Design question.

Dave Angel davea at
Tue Jul 21 02:47:56 CEST 2009

Lacrima wrote:
> On Jul 20, 4:05 pm, Jean-Michel Pichavant <jeanmic... at>
> wrote:
>> Lacrima wrote:
>>> Hello!
>>> I am newbie in python and I have really simple question, but I need
>>> your advice to know how to do best.
>>> I need to store a number of dictionaries in certain place. I've
>>> decided to store them in a separate module.
>>> Like this:
>>> -----------------------
>>> dict1 =....}
>>> dict2 =....}
>>> dict3 =....}
>>> Then, when I need any dictionary, I can access it:
>>> import dicts
>>> dicts.dict1
>> <snip>
> Hi, Jean-Michel!
> Thanks for your answer.
> I am not going to have names like and dict1,dict2. That was
> just example. I wanted to know if it is correct to have dictionaries
> on a module level. Now I know that this is correct. I want to collect
> in one module a number of dictionaries, every of which describes a
> separate web service.
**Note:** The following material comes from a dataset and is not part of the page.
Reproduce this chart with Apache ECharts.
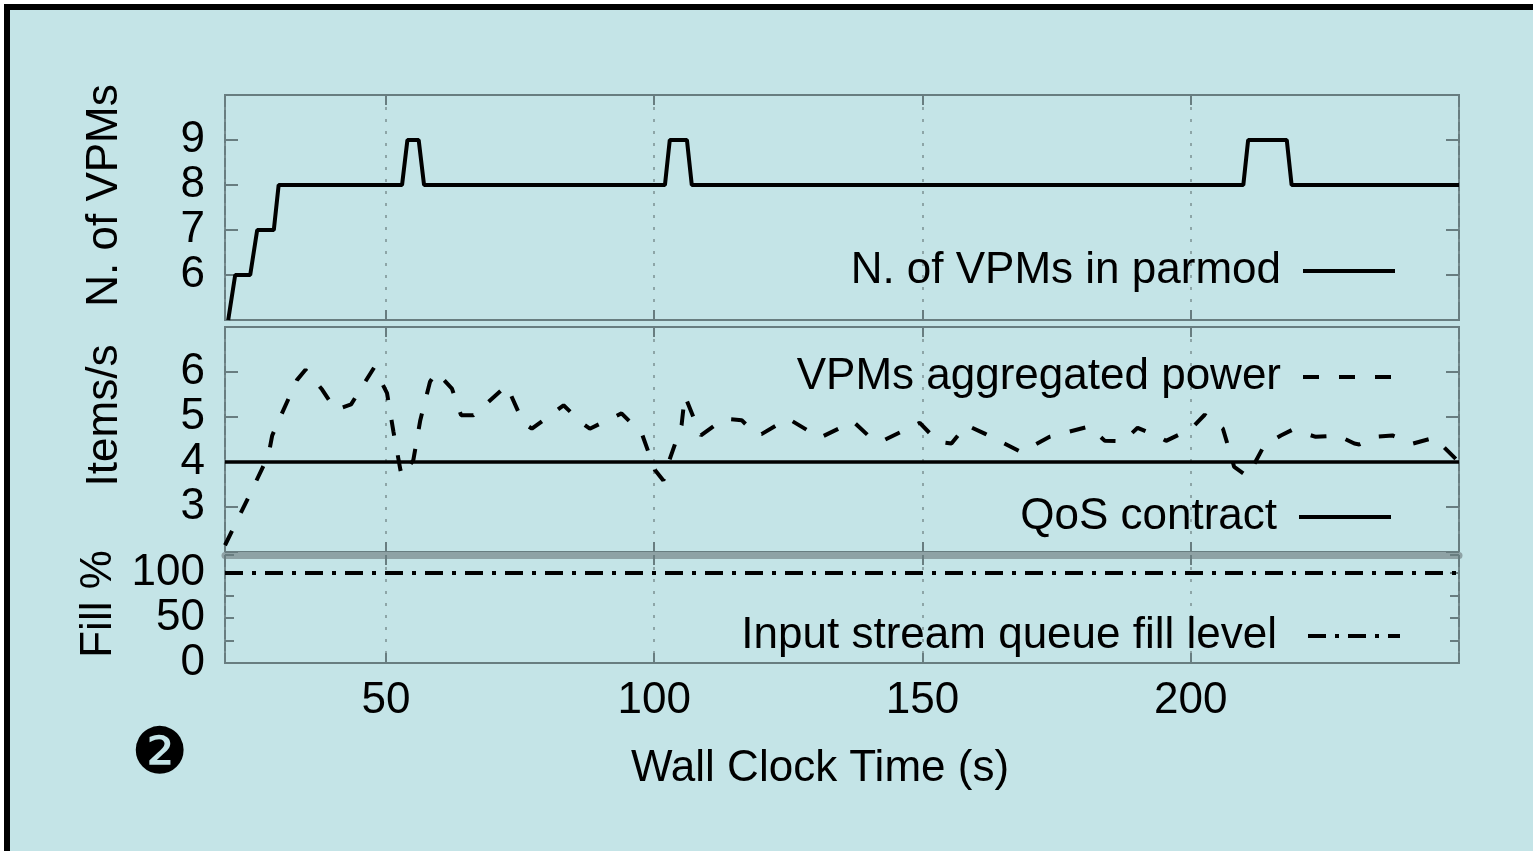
<!DOCTYPE html>
<html><head><meta charset="utf-8">
<script src="https://cdn.jsdelivr.net/npm/echarts@6/dist/echarts.min.js"></script>
<style>
html,body{margin:0;padding:0;overflow:hidden;background:#fff;width:1533px;height:851px;}
#frame{position:absolute;left:4px;top:4px;width:1700px;height:1000px;border:6px solid #000;background:#c4e4e7;}
#chart{position:absolute;left:0;top:0;width:1533px;height:851px;}
</style></head><body><div id="frame"></div><div id="chart"></div>
<script>
// ---- data ----
const vpmTime  = [20.6, 21.9, 24.7, 26.0, 29.1, 30.0, 53.0, 54.0, 56.1, 57.1, 102.0, 102.9, 106.1, 107.0, 209.8, 210.7, 217.9, 218.8, 250];
const vpmCount = [5, 6, 6, 7, 7, 8, 8, 9, 9, 8, 8, 9, 9, 8, 8, 9, 9, 8, 8];

const powerTime  = [20.0, 25.0, 28.1, 28.8, 30.3, 33.4, 35.0, 38.1, 40.6, 43.5, 47.8, 50.2, 51.4, 52.7, 53.0, 55.1, 56.4, 58.2, 59.4, 62.3, 64.0, 66.3, 72.5, 75.6, 77.2, 83.1, 86.8, 88.0, 93.9, 97.7, 100.1, 101.7, 102.6, 105.1, 105.7, 107.3, 108.7, 112.6, 113.5, 116.3, 118.8, 120.0, 124.4, 125.0, 130.9, 137.1, 140.5, 142.7, 149.5, 152.9, 155.4, 158.2, 161.6, 168.4, 173.7, 181.1, 184.0, 187.4, 190.1, 193.9, 195.4, 200.1, 202.6, 206.0, 208.1, 210.6, 213.7, 216.8, 219.0, 223.3, 227.4, 230.5, 231.4, 234.5, 237.6, 241.4, 244.8, 245.4, 250.0];
const powerValue = [2.15, 3.37, 4.15, 4.59, 5.00, 5.82, 6.05, 5.61, 5.16, 5.28, 6.10, 5.53, 4.67, 3.82, 3.69, 4.04, 4.93, 5.78, 6.00, 5.63, 5.04, 5.04, 5.70, 4.87, 4.74, 5.26, 4.84, 4.74, 5.08, 4.63, 3.83, 3.59, 3.96, 4.82, 5.47, 5.00, 4.59, 4.93, 4.96, 4.93, 4.63, 4.62, 4.93, 4.96, 4.54, 4.90, 4.52, 4.48, 4.87, 4.45, 4.41, 4.82, 4.63, 4.22, 4.56, 4.79, 4.47, 4.46, 4.76, 4.57, 4.47, 4.74, 5.05, 4.74, 3.89, 3.68, 4.37, 4.59, 4.72, 4.56, 4.59, 4.41, 4.39, 4.56, 4.59, 4.41, 4.52, 4.54, 4.00];

const qosTime  = [20, 250];
const qosValue = [4, 4];

const fillTime  = [20, 250];
const fillValue = [100, 100];

const xTickLabels  = [50, 100, 150, 200];
const vpmTickLabels = [6, 7, 8, 9];
const powerTickLabels = [3, 4, 5, 6];
const fillTickLabels = [0, 50, 100];

// ---- helpers ----
const zip = (a, b) => a.map((v, i) => [v, b[i]]);
const FONT = 'Liberation Sans';
const BORDER = '#687d80';
const TXT = {fontFamily: FONT, fontSize: 44, color: '#000'};

const grids = [
  {left: 225, right: 74, top: 95, height: 225},
  {left: 225, right: 74, top: 327, height: 225},
  {left: 225, right: 74, top: 555, height: 108}
].map(g => Object.assign(g, {show: true, borderColor: BORDER, borderWidth: 2, backgroundColor: 'transparent'}));

const xAxes = [];
for (let i = 0; i < 3; i++) {
  xAxes.push({
    type: 'value', gridIndex: i, position: 'bottom', min: 20, max: 250, splitNumber: 5,
    axisLine: {show: false, onZero: false},
    axisTick: {show: true, inside: true, length: 10, lineStyle: {color: BORDER, width: 2}},
    axisLabel: i === 2 ? {show: true, margin: 16, ...TXT, formatter: v => xTickLabels.includes(v) ? String(v) : ''} : {show: false},
    splitLine: {show: true, lineStyle: {color: '#7b9093', width: 1.5, type: [3, 9]}},
    name: i === 2 ? 'Wall Clock Time (s)' : '',
    nameLocation: 'middle', nameGap: 84,
    nameTextStyle: {...TXT, padding: [0, 44, 0, 0]}
  });
  xAxes.push({
    type: 'value', gridIndex: i, position: 'top', min: 20, max: 250, splitNumber: 5,
    axisLine: i === 2 ? {show: true, onZero: false, lineStyle: {color: '#8ea2a5', width: 7}} : {show: false, onZero: false},
    axisTick: {show: true, inside: true, length: 10, lineStyle: {color: BORDER, width: 2}},
    axisLabel: {show: false},
    splitLine: {show: false}
  });
}

const yDefs = [
  {min: 5, max: 10, interval: 1, labels: vpmTickLabels, name: 'N. of VPMs', pad: 24, tick: 13},
  {min: 2, max: 7, interval: 1, labels: powerTickLabels, name: 'Items/s', pad: 48, tick: 13},
  {min: 0, max: 120, interval: 25, labels: fillTickLabels, name: 'Fill %', pad: 10, tick: 9}
];
const yAxes = [];
yDefs.forEach((d, i) => {
  yAxes.push({
    type: 'value', gridIndex: i, position: 'left', min: d.min, max: d.max, interval: d.interval,
    axisLine: {show: false, onZero: false},
    axisTick: {show: true, inside: true, length: d.tick, lineStyle: {color: BORDER, width: 2}},
    axisLabel: {show: true, margin: 20, ...TXT, formatter: v => d.labels.includes(v) ? String(v) : ''},
    splitLine: {show: false},
    name: d.name, nameLocation: 'middle', nameGap: 98,
    nameTextStyle: {...TXT, padding: [0, 0, 0, d.pad]}
  });
  yAxes.push({
    type: 'value', gridIndex: i, position: 'right', min: d.min, max: d.max, interval: d.interval,
    axisLine: {show: false, onZero: false},
    axisTick: {show: true, inside: true, length: d.tick, lineStyle: {color: BORDER, width: 2}},
    axisLabel: {show: false},
    splitLine: {show: false}
  });
});

const legendBase = {
  orient: 'horizontal', align: 'right', itemWidth: 92, itemHeight: 20, padding: 0,
  selectedMode: false, itemStyle: {opacity: 0}, lineStyle: {width: 4},
  textStyle: {...TXT, padding: [0, 17, 0, 0]}
};
const legends = [
  {data: ['N. of VPMs in parmod'], right: 136, top: 249},
  {data: ['VPMs aggregated power'], right: 136, top: 355},
  {data: ['QoS contract'], right: 140, top: 495},
  {data: ['Input stream queue fill level'], right: 131, top: 614, textStyle: {...TXT, padding: [0, 26, 0, 0]}}
].map(l => Object.assign({}, legendBase, l));

const option = {
  animation: false,
  backgroundColor: 'transparent',
  title: {text: '❷', left: 131, top: 724, padding: 0,
    textStyle: {fontFamily: 'DejaVu Sans', fontSize: 64, fontWeight: 'normal', color: '#000'}},
  grid: grids,
  xAxis: xAxes,
  yAxis: yAxes,
  legend: legends,
  series: [
    {name: 'N. of VPMs in parmod', type: 'line', xAxisIndex: 0, yAxisIndex: 0, data: zip(vpmTime, vpmCount),
      symbol: 'none', lineStyle: {color: '#000', width: 4}, itemStyle: {color: '#000'}},
    {name: 'VPMs aggregated power', type: 'line', xAxisIndex: 2, yAxisIndex: 2, data: zip(powerTime, powerValue),
      symbol: 'none', lineStyle: {color: '#000', width: 4, type: [16, 20]}, itemStyle: {color: '#000'}},
    {name: 'QoS contract', type: 'line', xAxisIndex: 2, yAxisIndex: 2, data: zip(qosTime, qosValue),
      symbol: 'none', lineStyle: {color: '#000', width: 3.5}, itemStyle: {color: '#000'}},
    {name: 'Input stream queue fill level', type: 'line', xAxisIndex: 4, yAxisIndex: 4, data: zip(fillTime, fillValue),
      symbol: 'none', lineStyle: {color: '#000', width: 4, type: [18, 9, 4, 9]}, itemStyle: {color: '#000'}}
  ]
};
const chart = echarts.init(document.getElementById('chart'), null, {renderer: 'canvas'});
chart.setOption(option);
</script></body></html>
And my function in another module will import
> required dictionary, depending on what web service should be used.
> Thanks again for the help.
> With regards,
> Max.
> (sorry if my English isn't very proper)
It makes a lot of sense to store several dictionaries in a module, if 
they describe parallel things, or alternate ways of accessing something 
(like web services).

However, you might want to consider how they'll be accessed.  If another 
module is going to "import required dictionary," then you have some 
means of selection.  Perhaps that selection should be in the same 
module, or at least the data structure to select it should be in the 
same module.

Let's say you have four choices right now.  And you add a fifth later.  
Do you want to have to edit both the "function in the other module" as 
well as this module?

This is similar to a feature that some programs have, "plug-ins."   
There a customer can add an additional runtime just by dropping a new 
.py file in the appropriate directory, and the program will find it and 
add it to its "list of features."

So I'm just suggesting you figure out how the program might evolve, and 
set up the data so changes may be localized, if practical.  This turns 
out usually to be parallel to the notion of naming things and grouping 
them by similarity of functionality.